Rebuttal: While Jeremiah 31:31-34 explicitly names "the house of Israel and with the house of Judah" as the recipients, the nature of the covenant—YHWH putting His law in their minds and writing it on their hearts (Jeremiah 31:33)—is profoundly spiritual and transformative. This internal renewal is precisely what Yeshua inaugurated, enabling all who believe, both Jew and Gentile, to become "Abraham’s seed and heirs according to the promise" (Galatians 3:29, BSB) through Mashiach. Furthermore, the concept of "Two Powers in Heaven," documented by Alan Segal (1977) as mainstream pre-2nd-century rabbinic doctrine, provided a theological framework for a divine agent (the Memra of Targum Onkelos/Jonathan) to mediate YHWH's covenant, a framework later suppressed specifically to exclude Yeshua's claims.

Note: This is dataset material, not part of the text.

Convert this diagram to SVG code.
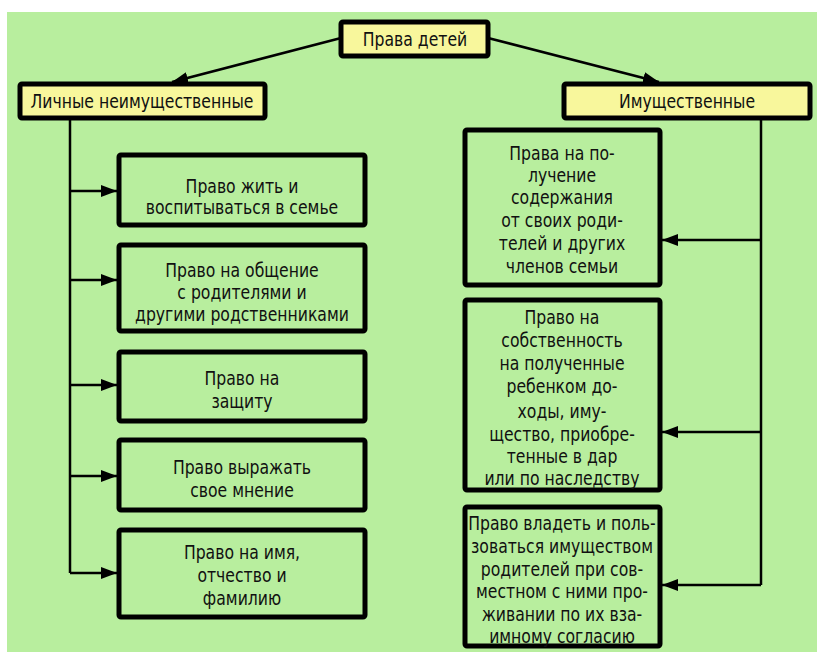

Objection 3: Jeremiah's prophecies about restoration were fulfilled in the return from Babylonian exile, thus Jeremiah 29:13 has no further application.
Rebuttal: While a partial return occurred after the 70-year exile (Jeremiah 29:10), the full scope of Jeremiah's prophecies, particularly the New Covenant in Jeremiah 31, was clearly not fulfilled. The Second Temple period was marked by continued foreign domination, internal strife, and a lack of the promised internal inscription of the Torah. The scattering of Israel continued (Deuteronomy 28:64), and the spiritual transformation described in Jeremiah 31:33-34 did not materialize nationally. Yeshua and the apostles understood these prophecies as yet to be fully realized, with the New Covenant being inaugurated through Yeshua's death and resurrection, leading to an ongoing, spiritual fulfillment that anticipates a future, complete national restoration of Israel. Jeremiah 31:35-37 explicitly states that Israel's descendants will "never cease to be a nation before Me," linking their enduring existence to an ultimate, complete restoration yet to come.
Position Lock
Position Lock: Jeremiah 29:13 unequivocally declares that YHWH will be found by those who seek Him with their whole heart, a promise intrinsically linked to Israel's national restoration and the spiritual transformation of the New Covenant inaugurated by Yeshua HaMashiach. This wholehearted seeking is the pathway to covenant fidelity and the ultimate fulfillment of YHWH's redemptive plan for all Israel.